Secara khusus, dalam Pasal 8 Ayat (2) dan Ayat (3) UU No 30/2002, supervisi KPK memungkinkannya mengambil alih penyidikan atau penuntutan dari tangan kepolisian atau kejaksaan. Tentunya harus memenuhi syarat tertentu, sebagaimana diatur dalam Pasal 9 UU No 30/2002. Tidak bisa sembarangan.

Sederhananya, jika Densus Tipikor menangani korupsi, tetapi KPK ingin mengambil alih penyidikan, mau tak mau—dan harus mau—Densus Tipikor wajib menyerahkan semua tersangka, berkas perkara, alat bukti, dan dokumen lainnya dalam waktu 14 hari tanpa terkecuali. Densus Tipikor tak boleh menolak.

Sebaliknya, Densus Tipikor tak bisa mengambil alih kasus korupsi yang sedang ditangani KPK, misalnya, dengan alasan jumlah personel Densus Tipikor lebih banyak dari KPK. Suka tak suka, pola koordinasi Densus Tipikor dengan lembaga penegak hukum lainnya harus mengindahkan ketentuan peraturan perundang-undangan.

Motif pembentukan

Sejenak cukup dipahami, tujuan lembaga pemberantasan korupsi adalah memerangi korupsi, bukan yang lain. Kapolri sebagai penanggung jawab Densus Tipikor harus menyadari betul bahwa tak  boleh ada tujuan pesanan dari pembentukan Densus Tipikor dengan anggaran triliunan rupiah itu.

Katakanlah, tersebar kasak-kusuk, jika Densus Tipikor moncer kinerjanya, bakal dibuat alasan untuk membubarkan KPK. Atau Densus diproyeksikan menangani semua kasus korupsi yang menjerat anggota Polri. Yang demikian tak boleh menjadi panglima dalam politik pembentukan Densus Tipikor. Kapolri perlu memberi jaminan bahwa kehendak politik Densus Tipikor secara eksternal tidak akan dipakai untuk ”menggebuk” lembaga pemberantasan korupsi lainnya. Dan secara internal tidak dimanfaatkan untuk menutupi borok korpsnya.
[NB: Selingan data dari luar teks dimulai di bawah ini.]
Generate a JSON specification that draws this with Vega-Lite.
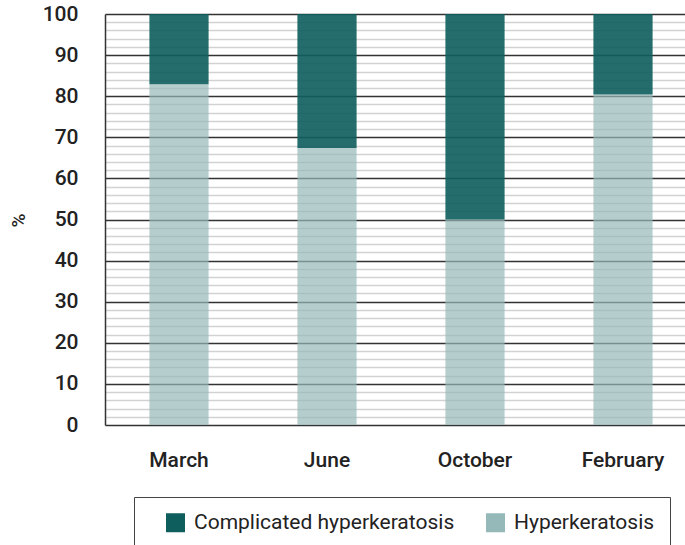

Seumpamanya jawaban terhadap tiga pertanyaan kelayakan di atas mengisi ceruk kelayakan lembaga pemberantasan korupsi, maka baiklah dilaksanakan niat membentuk Densus Tipikor tersebut. Akan tetapi, kalau bertolak belakang, maka tidak salah jika diurungkan. Perlulah selalu diingat, pusaran korupsi kadang kala sudah mulai muncul di perencanaan. Semoga niat pembentukan Densus Tipikor terhindar jauh dari pusaran itu.